Many of the changes will have to be implemented through changes to city ordinances, she said, which must be approved by Boise City Council.
In addition to the temporary licensing recommendation, the task force recommended waiving the city’s license renewal fee of $65 for the next two years.
“That’s a big deal, because … some programs are able to cover those costs, and some are not,” Oppenheimer said. “So I think the city taking this action and recommending that those fees are waived for the next two years really just relieves a lot of pressure not only on the individual provider, but the owners and directors as well.”
The task force also recommended having the city provide training for CPR and other required training for licensing. The typical cost for CPR and first aid training, according to the report, is about $40.
Boise task force members still pushing for more change
Another member of the task force was Belen Guillen, owner of Acuarela Spanish Preschool in Boise.
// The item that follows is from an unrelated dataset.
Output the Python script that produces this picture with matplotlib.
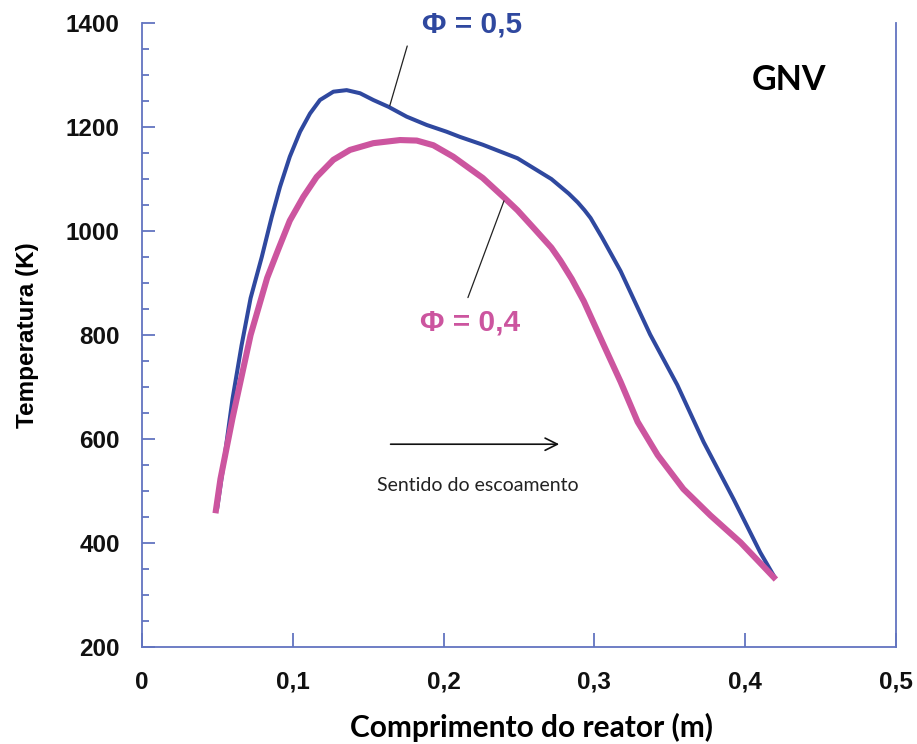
import matplotlib
matplotlib.use("Agg")
import matplotlib.pyplot as plt
from matplotlib.ticker import MultipleLocator, FuncFormatter

# Perfis de temperatura ao longo do reator (GNV)
x_phi05 = [0.050, 0.054, 0.060, 0.066, 0.072, 0.0794, 0.086, 0.0915, 0.098, 0.1048,
           0.1114, 0.118, 0.1269, 0.1357, 0.1446, 0.1534, 0.1634, 0.1755, 0.1888, 0.202,
           0.2109, 0.226, 0.249, 0.2715, 0.283, 0.289, 0.2935, 0.2975, 0.305, 0.3174,
           0.337, 0.355, 0.3725, 0.3924, 0.410, 0.419]
t_phi05 = [470, 550, 677, 780, 871, 950, 1027, 1085, 1143, 1191,
           1226, 1252, 1268, 1271, 1265, 1252, 1239, 1220, 1204, 1191,
           1181, 1166, 1140, 1100, 1072, 1055, 1040, 1025, 988, 923,
           801, 704, 594, 484, 382, 337]

x_phi04 = [0.049, 0.052, 0.060, 0.072, 0.083, 0.0904, 0.098, 0.107, 0.1158, 0.1269,
           0.1379, 0.1534, 0.1711, 0.1822, 0.1932, 0.2064, 0.226, 0.241, 0.249, 0.260,
           0.2715, 0.2775, 0.285, 0.293, 0.306, 0.3174, 0.3287, 0.342, 0.359, 0.377,
           0.397, 0.419]
t_phi04 = [463, 523, 640, 800, 910, 965, 1020, 1066, 1104, 1137,
           1156, 1169, 1175, 1174, 1165, 1143, 1102, 1062, 1040, 1005,
           968, 943, 908, 865, 782, 710, 633, 569, 504, 453,
           401, 334]

x_ticks = [0, 0.1, 0.2, 0.3, 0.4, 0.5]
y_ticks = [200, 400, 600, 800, 1000, 1200, 1400]

blue = "#2f489f"
pink = "#cc559f"
spine_col = "#6274c0"

fig = plt.figure(figsize=(9.17, 7.44), dpi=100)
ax = fig.add_axes([0.1549, 0.1304, 0.977 - 0.1549, 0.969 - 0.1304])

ax.plot(x_phi05, t_phi05, color=blue, lw=2.9, solid_joinstyle="round", zorder=3)
ax.plot(x_phi04, t_phi04, color=pink, lw=4.4, solid_joinstyle="round", zorder=4)

ax.set_xlim(0, 0.5)
ax.set_ylim(200, 1400)
ax.set_xticks(x_ticks)
ax.set_yticks(y_ticks)
ax.yaxis.set_minor_locator(MultipleLocator(50))
ax.xaxis.set_major_formatter(FuncFormatter(lambda v, p: ("%g" % v).replace(".", ",")))

for s in ["left", "bottom", "right"]:
    ax.spines[s].set_color(spine_col)
    ax.spines[s].set_linewidth(1.3)
ax.spines["top"].set_visible(False)

ax.tick_params(axis="both", which="both", direction="in", color=spine_col, width=1.3,
               top=False, right=False)
ax.tick_params(axis="y", which="major", length=9, pad=16)
ax.tick_params(axis="y", which="minor", length=5)
ax.tick_params(axis="x", which="major", length=10, pad=17)
for lab in ax.get_xticklabels() + ax.get_yticklabels():
    lab.set_fontfamily("Liberation Sans")
    lab.set_fontweight("bold")
    lab.set_fontsize(17.5)
    lab.set_color("#111111")

ax.set_ylabel("Temperatura (K)", family="Liberation Sans", fontweight="bold",
              fontsize=17.5)
ax.yaxis.set_label_coords(-0.137, 0.5)
ax.set_xlabel("Comprimento do reator (m)", family="Lato", fontweight="bold",
              fontsize=21.5)
ax.xaxis.set_label_coords(0.517, -0.105)

# rótulos das curvas com linhas de chamada
ax.annotate("", xy=(0.1638, 1236), xytext=(0.1764, 1361),
            arrowprops=dict(arrowstyle="-", color="#222222", lw=0.9), zorder=5)
ax.text(0.2188, 1398, "Φ = 0,5", color=blue, family="Liberation Sans",
        fontweight="bold", fontsize=21.5, ha="center", va="center", clip_on=False)

ax.annotate("", xy=(0.2407, 1063), xytext=(0.2155, 867),
            arrowprops=dict(arrowstyle="-", color="#222222", lw=0.9), zorder=5)
ax.text(0.2175, 825, "Φ = 0,4", color=pink, family="Liberation Sans",
        fontweight="bold", fontsize=21.5, ha="center", va="center")

ax.text(0.429, 1290, "GNV", color="black", family="Lato", fontweight="bold",
        fontsize=24.5, ha="center", va="center")

# sentido do escoamento
ax.annotate("", xy=(0.2785, 590), xytext=(0.163, 590),
            arrowprops=dict(arrowstyle="->", color="#111111", lw=1.2,
                            mutation_scale=22))
ax.text(0.2228, 511, "Sentido do escoamento", color="#222222", family="Lato",
        fontsize=14, ha="center", va="center")

fig.savefig("out.png", dpi=100)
Guillen’s preschool is small, with 12 children and one other teacher, so the licensing and hiring process changes will only have a small effect on her school.
The bigger issue for her is equal access to quality preschool education and livable wages and benefits for teachers.
“The teacher situation is so important, because if the teacher feels more protected and the pay is good and they have insurance and many more options, for sure it will help a lot for the program and curriculum, because the teacher is more relaxed and happier,” Guillen said. “I am worried for many programs and program equality, because it’s not cheap, and it’s not the same possibility for other students of other social classes.”
The task force report did include recommendations for using federal dollars from the American Rescue Plan Act that would provide wage enhancements and other funding support as needed and proposed private sector initiatives that could help with funding needs.
Those initiatives include a private collaborative business fund for scholarships, a business co-op for providing child care to workers, providing vouchers to ensure child care for employees, and incentivizing housing developers to build space for child care within new communities.
“Businesses need to have some skin in the game,” Oppenheimer said. “… I do think that businesses can come in and play a key role in helping. Talking about wages of our child care providers, if businesses would invest dollars to support our child care businesses so that they could raise wages and have an easier time hiring, that would benefit businesses across the city tenfold.”